Journal reflection after reading Sand County Almanac

Education is a step in the process. We are trying our best to become educated and to educate others at Wind Dance.


Students and educators are learning together and I invite you to walk this path with us.


The timing in reaching out to others is impeccable. It is amazing how the universe works. The director of the Morgan County Library has asked our group to put a display together about Climate Change for this March. I was thrilled - it as an opportunity to educate and inform others – just what I was thinking!

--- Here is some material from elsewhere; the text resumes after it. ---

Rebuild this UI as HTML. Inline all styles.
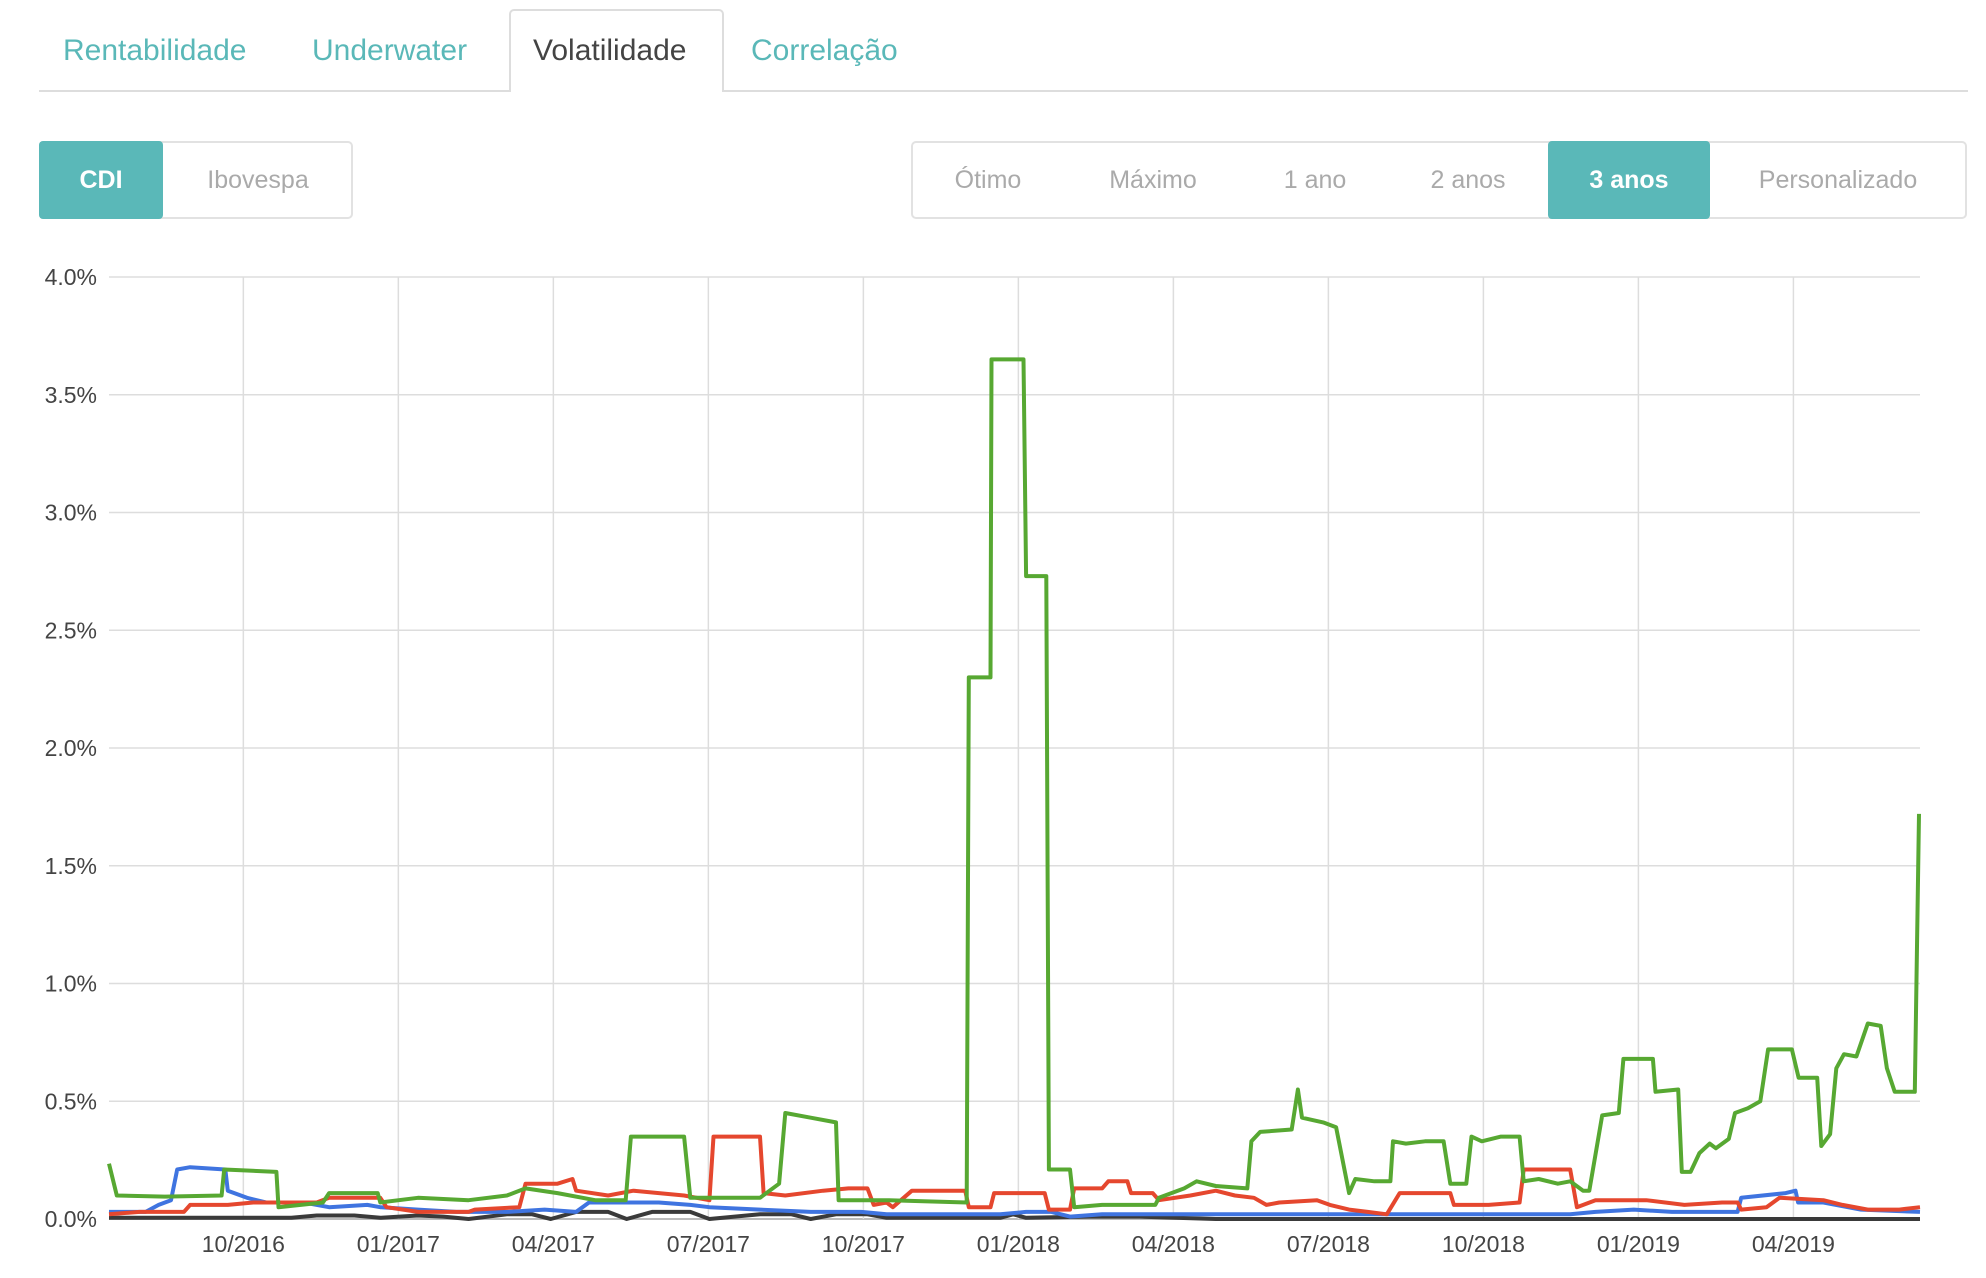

Some of the kids have been working on posters – similar to the way I teach about climate change, one step at a time. They will be on display at Morgan County Public Library in March - please visit. Viewing the student posters and scientific charts and graphs really puts into perspective the overall picture of climate change – both natural and anthropogenic. When teaching the students, I first tackle how nature works, followed by our influences on the natural world – both positive and negative, and when it is negative, what we can do to take action to make changes. The display reflects that learning process.


Even though our community is not having homes burned up and wildlife killed in fierce fires as in Australia or living on an island in the Pacific Ocean that is being swallowed by rising sea levels and needing to relocate entire villages, and we are not a snowshoe hare living in the north where snow is melting earlier and exposure to predators is threatening survival, they are our earth neighbors. And it is not stopping there. The world’s climate has a huge influence on life on earth and we have created a situation that needs attention from all of us – it needs us to change – change the way we think and change the way we act. We need to move forward and “Think Globally, and Act Locally”. I look forward to you visiting the library display and all of us taking big steps together for a bright future.


"Live simply, so others can simply live."